Raw data
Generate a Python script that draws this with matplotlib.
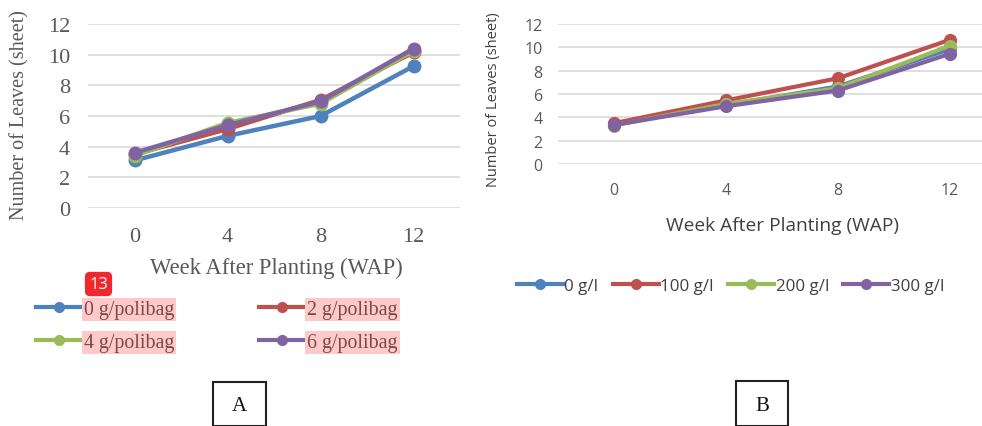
import matplotlib.pyplot as plt
import matplotlib.patches as mpatches
import numpy as np

# Panel A: leaves per polybag dose
weeks = ["0", "4", "8", "12"]
labels_a = ["0 g/polibag", "2 g/polibag", "4 g/polibag", "6 g/polibag"]
a_0 = [3.1, 4.7, 6.0, 9.25]
a_2 = [3.5, 5.15, 7.05, 10.15]
a_4 = [3.4, 5.55, 6.8, 10.25]
a_6 = [3.6, 5.4, 6.95, 10.4]

# Panel B: leaves per concentration
labels_b = ["0 g/l", "100 g/l", "200 g/l", "300 g/l"]
b_0 = [3.4, 5.05, 6.65, 9.85]
b_100 = [3.5, 5.45, 7.35, 10.65]
b_200 = [3.3, 5.15, 6.5, 10.15]
b_300 = [3.35, 4.95, 6.3, 9.45]

colors = ["#4F81BD", "#C0504D", "#9BBB59", "#8064A2"]
grey = "#595959"

W, H = 982, 427
fig = plt.figure(figsize=(W / 100, H / 100), dpi=100)


def px_axes(left, top, right, bottom):
    return fig.add_axes([left / W, 1 - bottom / H, (right - left) / W, (bottom - top) / H])


def style(ax, font, size, xpad, ypad):
    ax.set_ylim(0, 12)
    ax.set_yticks(np.arange(0, 13, 2))
    ax.set_xlim(-0.5, 3.5)
    ax.set_xticks(range(len(weeks)))
    ax.set_xticklabels(weeks)
    ax.grid(axis="y", color="#D9D9D9", lw=1.2)
    ax.set_axisbelow(True)
    for s in ax.spines.values():
        s.set_visible(False)
    ax.tick_params(length=0, labelcolor=grey, labelsize=size)
    ax.tick_params(axis="x", pad=xpad)
    ax.tick_params(axis="y", pad=ypad)
    for t in ax.get_xticklabels() + ax.get_yticklabels():
        t.set_family(font)


x = np.arange(len(weeks))

# ---- A ----
serif = "Liberation Serif"
axA = px_axes(88, 25, 460, 209)
hA = []
for y, c, lab in zip([a_0, a_2, a_4, a_6], colors, labels_a):
    ln, = axA.plot(x, y, color=c, lw=3.2, marker="o", ms=9, label=lab)
    hA.append(ln)
style(axA, serif, 16, 14, 13)
fig.text(20 / W, 1 - 115 / H, "Number of Leaves (sheet)", rotation=90, ha="center", va="center",
         family=serif, size=14.5, color=grey)
fig.text(276 / W, 1 - 268 / H, "Week After Planting (WAP)", ha="center", va="center",
         family=serif, size=16.3, color=grey)

order = [0, 2, 1, 3]
legA = fig.legend([hA[i] for i in order], [labels_a[i] for i in order], ncol=2,
                  loc="upper left", bbox_to_anchor=(36 / W, 1 - 301 / H), frameon=False,
                  prop={"family": serif, "size": 14.3}, handlelength=2.3, handletextpad=0.1,
                  columnspacing=4.3, labelspacing=0.72, borderaxespad=0, borderpad=0)
for ln in legA.get_lines():
    ln.set_markersize(7)
    ln.set_linewidth(3)
for t in legA.get_texts():
    t.set_color("#7A4A4A")
    t.set_bbox(dict(facecolor="#FFC9C9", edgecolor="none", pad=1.5))

# "13" badge
fig.text(98.5 / W, 1 - 285 / H, "13", ha="center", va="center", color="white", size=12,
         family="Open Sans",
         bbox=dict(boxstyle="round,pad=0.25,rounding_size=0.3", facecolor="#F0282D", edgecolor="none"))

# ---- B ----
sans = "Open Sans"
axB = px_axes(558, 25, 1006, 165)
hB = []
for y, c, lab in zip([b_0, b_100, b_200, b_300], colors, labels_b):
    ln, = axB.plot(x, y, color=c, lw=3, marker="o", ms=8.5, label=lab)
    hB.append(ln)
style(axB, sans, 11.5, 13, 11)
fig.text(494 / W, 1 - 100 / H, "Number of Leaves (sheet)", rotation=90, ha="center", va="center",
         family=sans, size=10.5, color="#404040")
fig.text(782 / W, 1 - 226 / H, "Week After Planting (WAP)", ha="center", va="center",
         family=sans, size=13.8, color="#404040")

legB = fig.legend(hB, labels_b, ncol=4, loc="center left", bbox_to_anchor=(517 / W, 1 - 287 / H),
                  frameon=False, prop={"family": sans, "size": 12.2}, handlelength=2.7,
                  handletextpad=0.1, columnspacing=0.85, borderaxespad=0, borderpad=0)
for ln in legB.get_lines():
    ln.set_markersize(7)
    ln.set_linewidth(3)
for t in legB.get_texts():
    t.set_color("#404040")

# panel boxes
for (l, t_, r, lab) in [(213, 383, 266, "A"), (736, 382, 788, "B")]:
    fig.patches.append(mpatches.Rectangle((l / W, 0), (r - l) / W, 1 - t_ / H,
                                          transform=fig.transFigure, fill=False,
                                          edgecolor="#222222", lw=1.5))
    fig.text((l + r) / 2 / W, 1 - 407 / H, lab, ha="center", va="center",
             family=serif, size=15, color="#111111")

fig.savefig("out.png", dpi=100)
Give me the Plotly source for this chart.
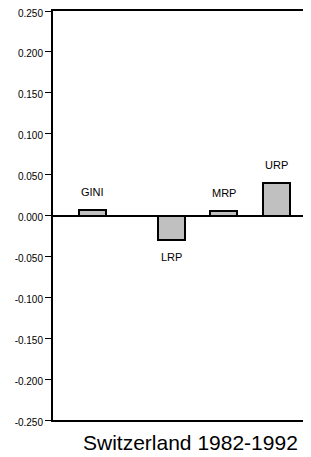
import plotly.graph_objects as go

categories = ["GINI", "LRP", "MRP", "URP"]
x_positions = [0, 1.5, 2.5, 3.5]
values = [0.007, -0.030, 0.005, 0.040]
tick_vals = [0.25, 0.2, 0.15, 0.1, 0.05, 0.0, -0.05, -0.1, -0.15, -0.2, -0.25]
tick_labels = ["0.250", "0.200", "0.150", "0.100", "0.050", "0.000",
               "-0.050", "-0.100", "-0.150", "-0.200", "-0.250"]
title_text = "Switzerland 1982-1992"

FONT = "Liberation Sans, Arial, sans-serif"

# The page body has an 8px default margin, so the figure is sized to fit.
W, H = 303, 449
ML, MR, MT, MB = 45, 0, 3, 37

fig = go.Figure()
fig.add_trace(go.Bar(
    x=x_positions, y=values, width=0.52,
    marker=dict(color="#c0c0c0", line=dict(color="black", width=2)),
    hoverinfo="skip", showlegend=False,
))

annotations = []
for xp, v, c in zip(x_positions, values, categories):
    annotations.append(dict(
        x=xp, y=v, xref="x", yref="y", text=c, showarrow=False,
        yanchor="bottom" if v >= 0 else "top",
        yshift=10 if v >= 0 else -9,
        font=dict(family=FONT, size=11, color="black"),
    ))
annotations.append(dict(
    xref="paper", yref="paper", x=(182 - ML) / (W - ML - MR), y=0,
    yanchor="top", yshift=-9, text=title_text, showarrow=False,
    font=dict(family=FONT, size=21, color="black"),
))

fig.update_layout(
    width=W, height=H,
    margin=dict(l=ML, r=MR, t=MT, b=MB, pad=0),
    paper_bgcolor="white", plot_bgcolor="white",
    annotations=annotations,
    bargap=0,
    xaxis=dict(range=[-0.752, 4.16], showticklabels=False, ticks="",
               showgrid=False, zeroline=False, showline=True,
               linecolor="black", linewidth=2, mirror=True),
    yaxis=dict(range=[-0.25, 0.25], tickvals=tick_vals, ticktext=tick_labels,
               ticks="outside", ticklen=6, tickwidth=1, tickcolor="black",
               ticklabeloverflow="allow", ticklabelshift=2,
               showgrid=False, zeroline=True, zerolinecolor="black",
               zerolinewidth=1.5, showline=True, linecolor="black",
               linewidth=2, mirror=False, automargin=False,
               tickfont=dict(family=FONT, size=10, color="black")),
)

fig.write_html("out.html")
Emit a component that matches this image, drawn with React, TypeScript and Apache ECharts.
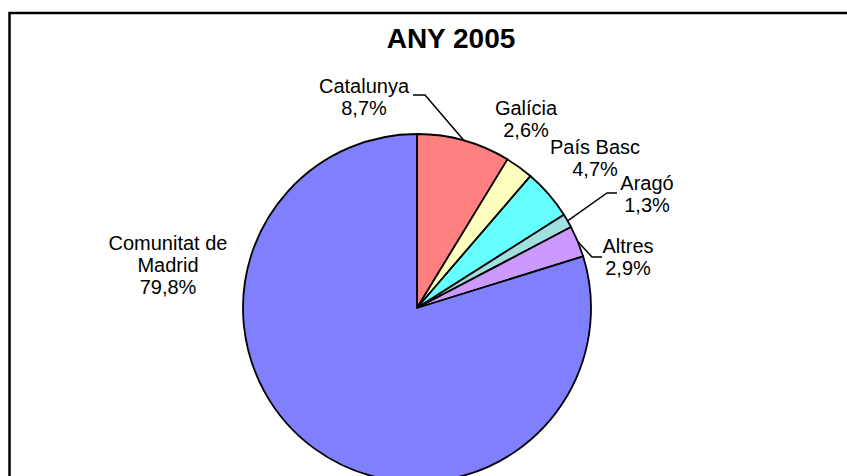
import React, { useEffect, useRef } from "react";
import * as echarts from "echarts";

const titleText = "ANY 2005";
const regions = ["Catalunya", "Galícia", "País Basc", "Aragó", "Altres", "Comunitat de\nMadrid"];
const shares = [8.7, 2.6, 4.7, 1.3, 2.9, 79.8];
const sliceColors = ["#FF8080", "#FFFFC0", "#66FFFF", "#A0E0E0", "#CC99FF", "#8080FF"];

// label placement (positions, not data)
const labelCenters: [number, number][] = [
  [364, 97],
  [526, 119],
  [595, 158],
  [647, 194],
  [628, 257],
  [168, 265],
];
const showLine = [true, false, false, true, true, false];
const lineBends: ([number, number][] | null)[] = [
  [[425, 95], [413, 95]],
  null,
  null,
  [[607, 193], [617, 193]],
  [[592, 257], [602, 257]],
  null,
];

export default function App() {
  const ref = useRef<HTMLDivElement>(null);
  useEffect(() => {
    if (!ref.current) return;
    const chart = echarts.init(ref.current, null, { renderer: "svg" });
    const font = "Liberation Sans, Arial, sans-serif";
    chart.setOption({
      animation: false,
      backgroundColor: "#ffffff",
      graphic: [
        {
          type: "rect",
          z: -1,
          shape: { x: 9.5, y: 13, width: 900, height: 520 },
          style: { fill: "none", stroke: "#000", lineWidth: 2.5 },
        },
        {
          type: "text",
          x: 451,
          y: 38,
          style: {
            text: titleText,
            align: "center",
            verticalAlign: "middle",
            fontFamily: font,
            fontWeight: "bold",
            fontSize: 28,
            fill: "#000",
          },
        },
      ],
      series: [
        {
          type: "pie",
          center: [417, 308],
          radius: 174,
          startAngle: 90,
          clockwise: true,
          avoidLabelOverlap: false,
          emphasis: { disabled: true },
          itemStyle: { borderColor: "#000", borderWidth: 1.8 },
          label: {
            show: true,
            position: "outside",
            color: "#000",
            fontFamily: font,
            fontSize: 20,
            lineHeight: 22,
            align: "center",
            formatter: (p: any) =>
              p.name + "\n" + Number(p.value).toFixed(1).replace(".", ",") + "%",
          },
          labelLine: {
            show: true,
            length: 10,
            length2: 10,
            smooth: false,
            lineStyle: { color: "#000", width: 1.5 },
          },
          labelLayout: (params: any) => {
            const i = params.dataIndex;
            const c = labelCenters[i];
            const out: any = { x: c[0], y: c[1], align: "center", verticalAlign: "middle" };
            const bends = lineBends[i];
            if (bends && params.labelLinePoints && params.labelLinePoints.length) {
              const start = params.labelLinePoints[0];
              out.labelLinePoints = [[start[0], start[1]], bends[0], bends[1]];
            }
            return out;
          },
          data: regions.map((name, i) => ({
            name,
            value: shares[i],
            itemStyle: { color: sliceColors[i] },
            labelLine: { show: showLine[i] },
          })),
        },
      ],
    });
    return () => chart.dispose();
  }, []);
  return (
    <div
      ref={ref}
      style={{ position: "fixed", left: 0, top: 0, width: 847, height: 476 }}
    />
  );
}
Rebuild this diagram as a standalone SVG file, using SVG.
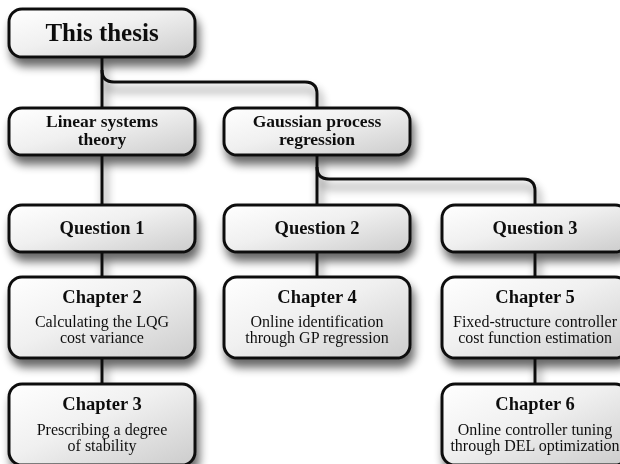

Short task
Without the pictures, write out the lines from the beginning of the entries through the line with "return fig.add_axes([left /".

Problem solution
Generate a Python script that draws this with matplotlib.
import matplotlib.pyplot as plt
import matplotlib.patches as mpatches
import numpy as np

# Panel A: leaves per polybag dose
weeks = ["0", "4", "8", "12"]
labels_a = ["0 g/polibag", "2 g/polibag", "4 g/polibag", "6 g/polibag"]
a_0 = [3.1, 4.7, 6.0, 9.25]
a_2 = [3.5, 5.15, 7.05, 10.15]
a_4 = [3.4, 5.55, 6.8, 10.25]
a_6 = [3.6, 5.4, 6.95, 10.4]

# Panel B: leaves per concentration
labels_b = ["0 g/l", "100 g/l", "200 g/l", "300 g/l"]
b_0 = [3.4, 5.05, 6.65, 9.85]
b_100 = [3.5, 5.45, 7.35, 10.65]
b_200 = [3.3, 5.15, 6.5, 10.15]
b_300 = [3.35, 4.95, 6.3, 9.45]

colors = ["#4F81BD", "#C0504D", "#9BBB59", "#8064A2"]
grey = "#595959"

W, H = 982, 427
fig = plt.figure(figsize=(W / 100, H / 100), dpi=100)


def px_axes(left, top, right, bottom):
    return fig.add_axes([left / W, 1 - bottom / H, (right - left) / W, (bottom - top) / H])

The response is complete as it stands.